The pumps for each well must be able to work in a pipe that is less and 12” in diameter. All of the wells designed utilize a 12” diameter pipe fitted into the well hole, per specifications of this theoretical project. The depth of the Aquifer ranges, but the maximum depth the pump will need to be at is 950 ft. This was determined through looking at existing wells and drillers logs and seeing where the bottom of the aquifer is. The maximum depth observed at existing wells is 874 in depth at well no. 3438404. The value of 950 ft. was determined by adding 10% of the maximum depth to allow for variation of aquifer depth at the drill site. Using this maximum depth, the pumps were evaluated by the least amount of head loss at the pumping depth of 950 ft.

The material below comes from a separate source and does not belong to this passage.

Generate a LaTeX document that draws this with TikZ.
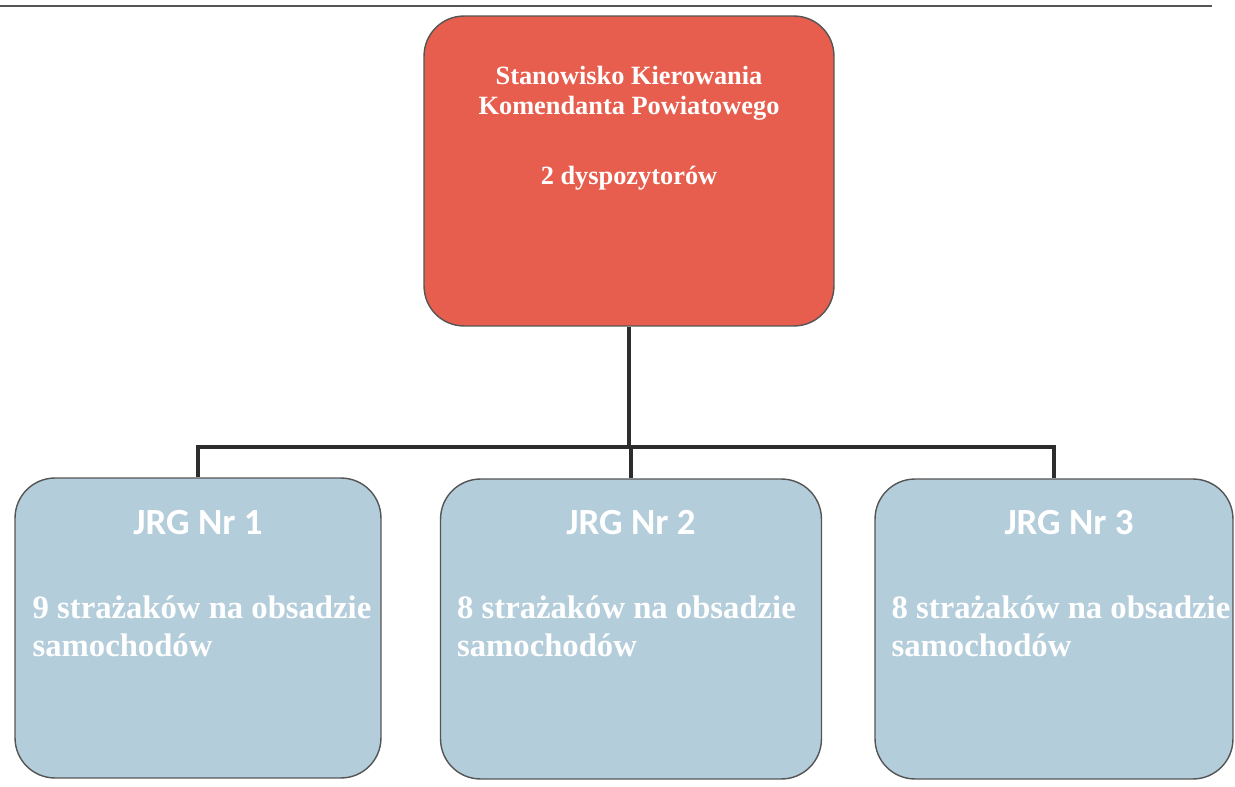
\documentclass[tikz,border=0pt]{standalone}
\usepackage{fontspec}
\setmainfont{Liberation Serif}
\newfontfamily\calibrifont{Carlito}
\usepackage{tikz}
\usetikzlibrary{calc}

\definecolor{chiefred}{RGB}{231,94,78}
\definecolor{unitblue}{RGB}{180,205,219}
\definecolor{edgegray}{RGB}{85,85,85}
\definecolor{linkgray}{RGB}{45,45,45}

\tikzset{
  chiefbox/.style={draw=edgegray, line width=0.8pt, fill=chiefred, rounded corners=0.8cm,
    minimum width=8.2cm, minimum height=6.2cm, inner sep=0pt},
  unitbox/.style={draw=edgegray, line width=0.8pt, fill=unitblue, rounded corners=0.8cm,
    minimum height=6cm, inner sep=0pt},
  chieftext/.style={text=white, align=center, inner sep=0pt,
    font=\fontsize{15}{17}\selectfont\bfseries},
  unittitle/.style={text=white, inner sep=0pt,
    font=\fontsize{21}{25}\calibrifont\bfseries},
  unitnote/.style={text=white, align=left, inner sep=0pt, anchor=west,
    font=\fontsize{18.6}{21.6}\selectfont\bfseries},
  link/.style={line width=2.3pt, draw=linkgray}
}

\begin{document}
\begin{tikzpicture}[x=0.02cm, y=-0.02cm]
    \useasboundingbox (0,0) rectangle (1235,787);
    % rule at the top of the page
    \draw[line width=1.2pt, edgegray] (0,6) -- (1212,6);
    % boxes
    \node[chiefbox] (chief) at (629,171) {};
    \node[unitbox, minimum width=7.32cm] (jrg1) at (198,628) {};
    \node[unitbox, minimum width=7.62cm] (jrg2) at (631,629) {};
    \node[unitbox, minimum width=7.16cm] (jrg3) at (1054,629) {};
    % connectors
    \coordinate (bus) at (629,447);
    \draw[link] (chief.south) -- (bus);
    \foreach \u in {jrg1,jrg2,jrg3}
        \draw[link] (bus) -| (\u.north);
    % texts
    \node[chieftext] (chieftitle) at (629,93) {Stanowisko Kierowania\\Komendanta Powiatowego};
    \node[chieftext] (chiefstaff) at (629,178) {2 dyspozytorów};
    \node[unittitle] (jrg1title) at (198,523) {JRG Nr 1};
    \node[unittitle] (jrg2title) at (631,523) {JRG Nr 2};
    \node[unittitle] (jrg3title) at (1069,523) {JRG Nr 3};
    \node[unitnote] (jrg1staff) at ($(jrg1.west)+(18,-2)$) {9 strażaków na obsadzie\\samochodów};
    \node[unitnote] (jrg2staff) at ($(jrg2.west)+(17,-3)$) {8 strażaków na obsadzie\\samochodów};
    \node[unitnote] (jrg3staff) at ($(jrg3.west)+(17,-3)$) {8 strażaków na obsadzie\\samochodów};
\end{tikzpicture}
\end{document}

To state that a little simpler, I used drill data to figure out the depth of the aquifer at each proposed drilling location. Using that depth, I decided how deep each well hole needed to be drilled. The next step coming up is selecting a pump to pump water to the surface. I took a look at various pump curves, like the one below.

Pump curves demonstrate where a pump is most functional i.e. most efficient depths and flow rates. By taking the numbers you desire, and plugging them into various pump curves, you can determine which pump you need.

The L Series 320L Submersible pump was determined to be the best fit for the well system. The Pump Curve can be observed above.

The 320L operates at max efficiency at 950 ft. of head with a capacity of 300 GPM (432,000 GPD). Two wells of this size would produce 864,000 GPD. This allows for a third well to be drilled, with a necessary production of 136,000 GPD minimum. This third well will allow for extra production of water if necessary to counteract the head losses in the piping network. In total, these 3 wells would produce the desired 1,000,000 GPD for the city of Tyler.

The locations were selected based upon proximity to existing wells as well as the ability to construct a centrally located reservoir for the flow of 1 MGD. Each new well’s specifications are outlined below.

Well #1: Q=432,000 GPD, Depth 875 ft. below surface
Well #2: Q=136,000 GPD, Depth 800 ft. below surface
Well #3: Q=432,000 GPD, Depth 775 ft. below surface

The collection tank will be located at the circle location marked on the above map. This location was decided on in order to produce the least amount of head loss through the length of piping. It was also selected based upon its centrally located position between the new wells and also the overall project area.

At this point, the last step would be coordinating the construction teams and purchasing the materials. I left out some of the more technical aspects of the process, but this should give anyone reading a good overview of how new drinking water wells are designed.

It isn't just as simple as drilling a hole in the ground, is it?